> Stated task
Tally the lines holding the string "picture" and reply with that number alone.

> Material provided
-- BEGIN --
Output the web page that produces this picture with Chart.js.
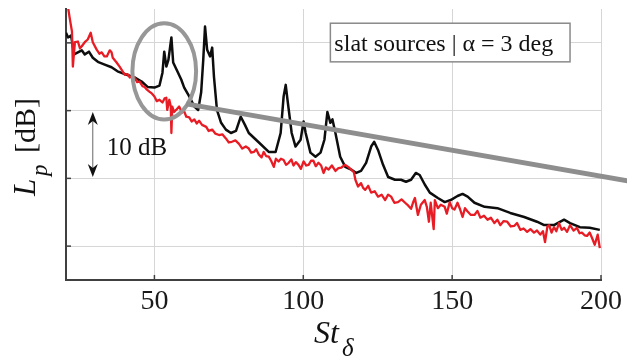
<!DOCTYPE html>
<html>
<head>
<meta charset="utf-8">
<script src="https://cdn.jsdelivr.net/npm/chart.js@4.4.1/dist/chart.umd.min.js"></script>
<style>
  body { margin: 0; background: #fff; }
  canvas { display: block; }
</style>
</head>
<body>
<canvas id="lineChart" width="627" height="361"></canvas>
<script>
// values (St_delta, Lp in dB relative to the lowest gridline - 5)
const stBlack = [20.3, 21.0, 22.0, 23.0, 24.3, 25.6, 26.6, 28.0, 29.3, 31.0, 33.3, 35.6, 37.6, 40.7, 43.3, 45.7, 47.7, 50.0, 51.7, 52.7,
    53.3, 54.0, 54.7, 55.7, 56.3, 57.7, 59.0, 60.0, 61.7, 63.4, 64.7, 65.7, 66.4, 67.0, 67.7, 68.7, 69.4, 70.0, 71.0, 72.4,
    74.0, 75.7, 77.4, 79.0, 80.4, 81.7, 85.1, 88.4, 90.7, 92.4, 93.4, 94.1, 94.7, 96.1, 97.4, 99.1, 100.1, 100.8, 102.4, 104.1,
    105.8, 107.1, 108.1, 109.1, 109.8, 110.8, 112.4, 114.1, 116.1, 117.8, 119.4, 121.1, 122.8, 123.8, 125.1, 126.8, 128.5, 130.8, 132.8, 134.5,
    136.2, 137.8, 139.1, 140.8, 142.5, 145.2, 147.5, 149.5, 151.8, 153.5, 155.2, 157.5, 160.9, 165.2, 169.5, 174.2, 178.5, 180.9, 184.2, 187.6,
    189.6, 192.9, 196.2, 199.6];
const lpBlack = [36.5, 35.8, 36.1, 33.3, 33.6, 33.9, 33.3, 33.7, 32.8, 32.2, 31.8, 31.4, 30.8, 30.3, 29.9, 29.3, 28.5, 28.4, 28.7, 30.6,
    33.7, 31.5, 32.5, 35.8, 32.1, 30.8, 29.6, 28.4, 27.1, 25.6, 25.1, 27.7, 32.5, 37.4, 34.0, 33.0, 34.3, 30.0, 25.1, 23.2,
    22.2, 21.7, 22.0, 24.1, 22.9, 21.7, 20.3, 18.9, 18.9, 21.7, 27.1, 28.8, 26.6, 21.7, 19.7, 20.7, 23.4, 21.7, 18.8, 18.2,
    18.8, 20.7, 24.8, 23.2, 23.7, 21.7, 18.2, 16.7, 16.3, 15.8, 16.1, 17.3, 19.7, 20.4, 19.2, 17.0, 15.2, 14.8, 14.8, 14.5,
    14.8, 15.8, 15.5, 14.1, 12.9, 12.1, 11.5, 11.8, 12.4, 12.7, 12.3, 11.4, 10.8, 10.6, 9.9, 9.3, 8.6, 8.1, 8.1, 8.9,
    8.4, 7.8, 7.7, 7.4];

const stRed = [20.3, 21.0, 21.6, 22.3, 22.6, 23.3, 24.3, 25.0, 25.6, 26.6, 27.6, 28.6, 29.3, 30.6, 31.5, 32.3, 33.2, 34.0, 35.0, 35.6,
    36.0, 37.3, 38.3, 39.0, 40.0, 41.0, 41.7, 42.5, 43.3, 44.2, 45.0, 46.0, 46.7, 47.5, 48.3, 49.2, 50.0, 50.8, 51.7, 52.7,
    53.4, 54.0, 54.3, 55.0, 55.5, 55.7, 56.0, 56.6, 57.3, 58.3, 59.3, 60.0, 60.7, 61.7, 62.5, 63.4, 64.2, 65.0, 66.0, 67.4,
    68.2, 69.4, 70.5, 71.7, 72.8, 74.0, 75.0, 76.0, 77.2, 78.4, 79.5, 80.7, 81.7, 82.5, 83.4, 84.2, 85.1, 86.0, 86.7, 87.5,
    88.4, 89.2, 90.1, 90.8, 91.7, 92.5, 93.4, 94.2, 95.1, 96.0, 96.7, 97.5, 98.4, 99.2, 100.1, 101.0, 101.8, 102.6, 103.4, 104.2,
    105.1, 106.0, 106.8, 107.6, 108.5, 109.6, 110.8, 111.8, 112.8, 114.0, 115.1, 116.1, 117.0, 117.5, 118.4, 119.4, 120.1, 120.8, 121.8, 122.8,
    124.0, 125.1, 126.3, 127.5, 128.5, 129.5, 130.6, 131.8, 133.0, 134.2, 135.2, 136.2, 137.0, 137.5, 138.5, 139.5, 140.8, 141.5, 142.2, 142.8,
    143.8, 144.2, 145.2, 146.2, 147.5, 148.2, 149.2, 150.0, 150.8, 151.8, 152.7, 153.5, 154.3, 155.2, 156.3, 157.5, 158.5, 159.5, 160.7, 161.9,
    163.0, 164.2, 165.2, 166.2, 167.3, 168.5, 169.7, 170.9, 171.8, 172.9, 174.0, 175.2, 176.3, 177.5, 178.5, 179.6, 180.5, 181.2, 182.0, 182.6,
    183.4, 184.2, 185.0, 185.9, 186.8, 187.6, 188.6, 189.6, 190.8, 191.9, 192.8, 193.6, 194.5, 195.3, 196.2, 197.0, 197.9, 198.9, 199.6];
const lpRed = [40.7, 40.2, 38.5, 36.7, 31.5, 35.1, 35.2, 34.2, 34.5, 35.1, 35.5, 36.5, 35.1, 34.0, 33.4, 33.6, 33.0, 33.0, 33.9, 33.6,
    32.8, 32.1, 31.5, 31.0, 30.3, 30.4, 29.9, 30.1, 29.9, 29.2, 29.3, 28.6, 28.5, 28.1, 27.8, 27.5, 27.1, 26.4, 26.6, 26.2,
    26.8, 26.9, 25.1, 26.6, 25.6, 21.7, 25.6, 24.8, 25.1, 25.6, 24.7, 24.9, 24.1, 24.0, 23.4, 23.7, 23.1, 23.5, 22.9, 22.6,
    22.0, 22.2, 21.6, 21.4, 21.5, 20.9, 20.3, 20.4, 20.6, 20.1, 19.4, 19.7, 19.4, 18.8, 18.9, 19.3, 18.5, 18.1, 18.9, 18.3,
    18.2, 17.6, 16.7, 17.9, 17.5, 17.9, 17.7, 17.0, 17.3, 17.8, 16.9, 17.4, 17.0, 16.4, 17.5, 16.9, 17.0, 17.6, 17.6, 16.8,
    17.3, 16.9, 15.8, 16.6, 16.3, 16.9, 16.1, 16.5, 16.6, 17.0, 16.7, 16.3, 15.9, 14.8, 13.8, 14.3, 13.6, 13.3, 13.9, 12.9,
    13.1, 12.3, 12.6, 11.8, 12.6, 12.3, 11.4, 11.5, 11.9, 11.4, 11.0, 10.5, 11.6, 12.1, 9.6, 11.1, 11.8, 10.8, 8.6, 11.4,
    7.5, 11.8, 10.6, 11.1, 10.8, 9.8, 11.5, 10.6, 10.4, 11.4, 10.4, 9.3, 10.6, 10.1, 9.6, 9.6, 10.2, 9.2, 9.5, 8.9,
    9.2, 8.4, 8.9, 8.1, 8.7, 8.6, 7.9, 8.0, 8.4, 7.4, 7.6, 7.1, 7.5, 7.0, 7.3, 6.7, 7.2, 5.6, 7.9, 8.1,
    7.0, 7.8, 7.2, 8.4, 7.4, 7.7, 7.1, 8.1, 7.3, 7.7, 6.9, 7.0, 6.6, 6.5, 7.0, 6.2, 5.2, 6.7, 4.7];

const xTicks = [50, 100, 150, 200];
const yGrid = [5, 15, 25, 35];
const boxText = 'slat sources | \u03b1 = 3 deg';

const SERIF = "'Liberation Serif', 'DejaVu Serif', serif";

function pts(xs, ys) {
    return xs.map((x, i) => ({ x: x, y: ys[i] }));
}

const annotations = {
    id: 'annotations',
    afterDatasetsDraw(chart) {
        const ctx = chart.ctx;
        const x = chart.scales.x, y = chart.scales.y;
        const area = chart.chartArea;
        ctx.save();

        // inward tick marks
        ctx.strokeStyle = '#404040';
        ctx.lineWidth = 1.5;
        xTicks.forEach(t => {
            const px = x.getPixelForValue(t);
            ctx.beginPath(); ctx.moveTo(px, area.bottom); ctx.lineTo(px, area.bottom - 5); ctx.stroke();
        });
        yGrid.forEach(t => {
            const py = y.getPixelForValue(t);
            ctx.beginPath(); ctx.moveTo(area.left, py); ctx.lineTo(area.left + 5, py); ctx.stroke();
        });

        // grey ellipse round the first peaks
        const cx = x.getPixelForValue(53.3), cy = y.getPixelForValue(30.8);
        const rx = x.getPixelForValue(64.0) - cx, ry = cy - y.getPixelForValue(37.9);
        ctx.strokeStyle = '#979797';
        ctx.lineWidth = 4;
        ctx.beginPath(); ctx.ellipse(cx, cy, rx, ry, 0, 0, Math.PI * 2); ctx.stroke();

        // grey trend line
        ctx.strokeStyle = '#8e8e8e';
        ctx.lineWidth = 5;
        ctx.beginPath();
        ctx.moveTo(x.getPixelForValue(60.7), y.getPixelForValue(26.0));
        ctx.lineTo(x.getPixelForValue(211.9), y.getPixelForValue(14.4));
        ctx.stroke();

        // 10 dB arrow
        const ax = x.getPixelForValue(29.3);
        const a1 = y.getPixelForValue(24.8), a2 = y.getPixelForValue(15.2);
        ctx.strokeStyle = '#666';
        ctx.lineWidth = 1;
        ctx.beginPath(); ctx.moveTo(ax, a1 + 8); ctx.lineTo(ax, a2 - 8); ctx.stroke();
        ctx.fillStyle = '#111';
        [[a1, 1], [a2, -1]].forEach(([tip, d]) => {
            ctx.beginPath();
            ctx.moveTo(ax, tip);
            ctx.lineTo(ax + 5, tip + 13 * d);
            ctx.lineTo(ax, tip + 9 * d);
            ctx.lineTo(ax - 5, tip + 13 * d);
            ctx.closePath();
            ctx.fill();
        });
        ctx.font = '25px ' + SERIF;
        ctx.textBaseline = 'alphabetic';
        ctx.fillText('10 dB', x.getPixelForValue(34.0), y.getPixelForValue(18.5));

        // label box
        const bl = x.getPixelForValue(109.1), br = x.getPixelForValue(189.6);
        const bt = y.getPixelForValue(37.9), bb = y.getPixelForValue(32.2);
        ctx.fillStyle = '#fff';
        ctx.fillRect(bl, bt, br - bl, bb - bt);
        ctx.strokeStyle = '#8a8a8a';
        ctx.lineWidth = 1.5;
        ctx.strokeRect(bl, bt, br - bl, bb - bt);
        ctx.fillStyle = '#111';
        ctx.font = '24px ' + SERIF;
        ctx.fillText(boxText, bl + 4, bt + 28);

        ctx.restore();
    },
    afterDraw(chart) {
        const ctx = chart.ctx;
        ctx.save();
        ctx.fillStyle = '#111';
        ctx.textBaseline = 'alphabetic';
        // x title: St with subscript delta
        ctx.font = 'italic 32px ' + SERIF;
        ctx.fillText('St', 314, 343);
        ctx.font = 'italic 25px ' + SERIF;
        ctx.fillText('\u03b4', 342, 356);
        // y title: L with subscript p, [dB]
        ctx.translate(35, 196);
        ctx.rotate(-Math.PI / 2);
        ctx.font = 'italic 31px ' + SERIF;
        ctx.fillText('L', 0, 0);
        ctx.font = 'italic 23px ' + SERIF;
        ctx.fillText('p', 20, 12);
        ctx.font = '30px ' + SERIF;
        ctx.fillText('[dB]', 43, 0);
        ctx.restore();
    }
};

CHART = document.getElementById('lineChart');
let line_Chart = new Chart(CHART, {
    type: 'line',
    data: {
        datasets: [{
            label: 'slat sources (red)',
            data: pts(stRed, lpRed),
            borderColor: '#e81c24',
            borderWidth: 2.3,
            borderJoinStyle: 'round',
            pointRadius: 0,
            tension: 0
        }, {
            label: 'slat sources (black)',
            data: pts(stBlack, lpBlack),
            borderColor: '#0d0d0d',
            borderWidth: 2.5,
            borderJoinStyle: 'round',
            pointRadius: 0,
            tension: 0
        }]
    },
    options: {
        responsive: false,
        animation: false,
        layout: { padding: { left: 66, top: 9, right: 23, bottom: 44 } },
        plugins: { legend: { display: false }, tooltip: { enabled: false } },
        scales: {
            x: {
                type: 'linear',
                min: 20.3,
                max: 200,
                afterBuildTicks: axis => { axis.ticks = xTicks.map(v => ({ value: v })); },
                afterFit: axis => { axis.height = 37; },
                ticks: { color: '#1a1a1a', padding: 5, font: { family: SERIF, size: 28 } },
                grid: { color: '#d6d6d6', lineWidth: 1, drawTicks: false },
                border: { display: true, color: '#404040', width: 2 }
            },
            y: {
                min: 0,
                max: 40,
                afterBuildTicks: axis => { axis.ticks = yGrid.map(v => ({ value: v })); },
                afterFit: axis => { axis.width = 0; },
                ticks: { display: false },
                grid: { color: '#d6d6d6', lineWidth: 1, drawTicks: false },
                border: { display: true, color: '#404040', width: 2 }
            }
        }
    },
    plugins: [annotations]
});
</script>
</body>
</html>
-- END --
> Answer to the problem
1